One resident, Dewan Smith, says she likes playing bingo.

"I'm bored in the room, and I've got something to do," says Smith, who had chosen shampoo and body wash as prizes for her bingo wins. Smith says she has lived at the nursing home for a year and 10 months.


Another resident, Wanda Bennett, planned to take a teddy bear and angel she won and place them on a special shelf in her room.

Cathy Sickles, who acts as the league's secretary, says a league member aids the nursing home residents during the games.

"A lot of them will need help with some of the numbers," she says, noting that they may have problems seeing or hearing.

Despite these handicaps, when it's time to sing, Sickles says the old hymns strike a chord with the residents.

"Some of them who don't react to anything else will react to that. It will spark a memory," she says.

The organization, which began when the Salvation Army came to Danville 55 years ago, has about 18 participants.

"Where it's gotten to now, it's the biggest it's ever been," says Sickles.
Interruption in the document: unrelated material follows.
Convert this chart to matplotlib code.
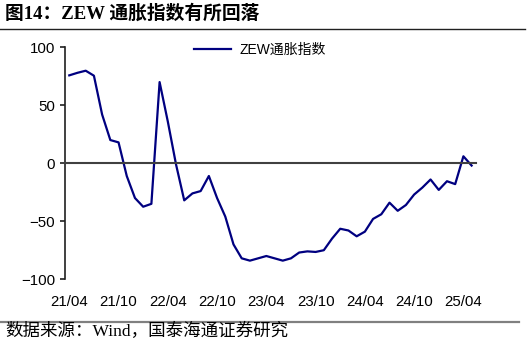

Although they make a weekly trip to the Danville nursing home, the group tries to visit the ones in Lincoln, Casey, Mercer and Garrard counties at least once a month. "We go to the other nursing homes during the week, so we go two or three times," says Sickles.

The pace really steps up as the holidays approach, because the league brings gifts at Easter and Christmas.

"We'll distribute gifts to all the residents at all the nursing homes at Christmas," says Salvation Army Capt. Zach Bell, noting that about 600 gifts have been ordered.

Impressive statistics

The group's annual statistics are impressive. They logged 1,776 volunteer hours, distributed 5,334 gifts and made 376 home visits. About 2,061 individuals were visited. About 1,261 people attended the meetings.

Not all visits occur at the nursing homes. Sickles' mother, Eleanor Sickles, visits older residents who are her neighbors at Latimer Homes. Another league member, Sarah Russell, who is in a wheelchair, goes to the nursing homes, but also finds ways to reach out to the elderly.

"Sarah does a lot of calling," Cathy Sickles says.

Russell finds the nursing home visits uplifting.

"I like seeing the smiles on their faces and having visits."

About four to eight people make the weekly jaunt to the Third Street nursing home. Some of the other regulars are Terry Russell, who acts as van driver for the group, Anna Margaret Fish and Marsha Yocum, who calls out the bingo numbers.

In addition to singing and playing games, the group leaves the Salvation Army's magazine, "The War Cry" at the nursing homes.

Cathy Sickles says the residents look forward to the hour-long visit.

"The ones that play, really expect you to be there to play."

Terry Russell, who sometimes can't come because she baby-sits her 2-year-old grandson, Trevor Ramsay, says she gets a lot of questions if she misses a visit. "When I'm not there, they ask where I have been," says Russell, who often brings her grandson.

Capt. Bell vouches for the league's important role.

"When the nursing home knows they're not going to be there, it really is a downer."